In order to make it easier to work on the body, I decided to build a body buck.  First steps was to lay out the various attach points for the finished buck so I could derive the necessary measurements for the buck.  I have four attach points, the two pictured above and two in the trunk area just forward of the fuel tank.

After about 3 hours work and $100 of steel tubing, this is the result.

Now the body is at working height and is easily moved around the shop.  Since I plan to have the body finished off the frame, this buck is even more necessary so I can transport the body to and from the painter.

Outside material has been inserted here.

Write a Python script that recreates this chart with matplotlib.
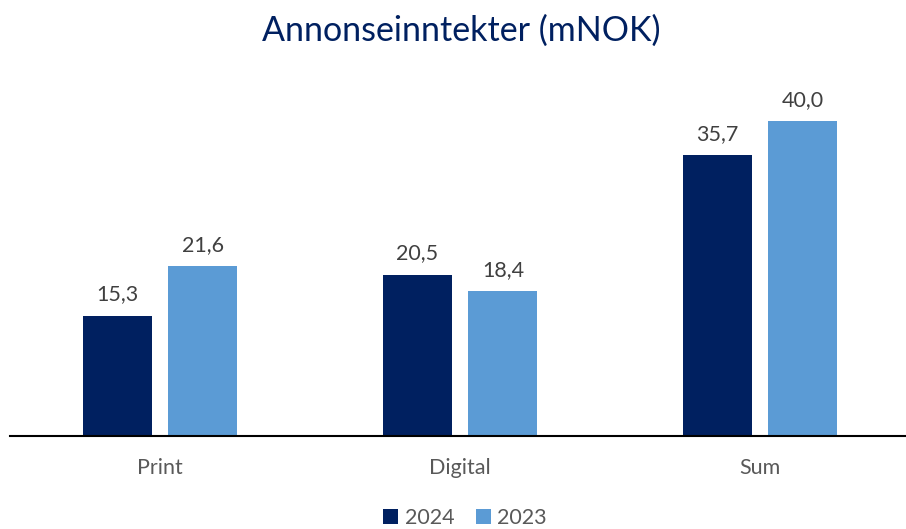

In preparation for installing the headlights, I installed replacement HID bulbs and receptacles.  The old style headlights provide barely adequate lighting at night.  The bulb and receptacle are drop-in replacements so it's a no-brainer.

To aid in marking and cutting the hole, I first sanded the area flat and I scuffed up the gelcoat.  I then layed out a circle in the center of the opening that matched the diameter of the headlight housing.

I cut the circle out with a sabre saw and then marked the indentations for the fixture.  I used my Dremel tool with a grinding bit to cut out these areas.

The light fixture fit right in.  It it held on with self-tapping screws into the fiberglass.  Make sure to drill a pilot hole first otherwise the screw will crack the fiberglass as it goes in.  Also, I only installed three of the eight screws for now and will wait until final assembly to install all of them.

Running Lights

To get the tail lights centered in their opening, I first sanded the area flat.  I laid out a circle the approximate size of the light fixture and used it to find the location of the center hole.

Using a hole saw, I drilled out the opening for the fixture itself.

From there it is a simple process of mounting the fixtures using self tapping screws and re-attaching the lenses using the rubber mounting flanges.  The front lights are mounted in exactly the same manner.

Hood Scoop

While fitting the body and positioning the radiator, the scoop was fitted.  I cut the front opening roughly and used it to see inside to position the hood.

I determined that my engine sits too high and that the inner liner of the hood interferes with the air filter.  I cut the inner liner out from around the scoop area to get an initial fit. 

I filled the corners with micro-filler and applied one layer of fiberglass cloth to the scoop to hold the inner and outer liners together.  The body guy will finish this up during the paint process.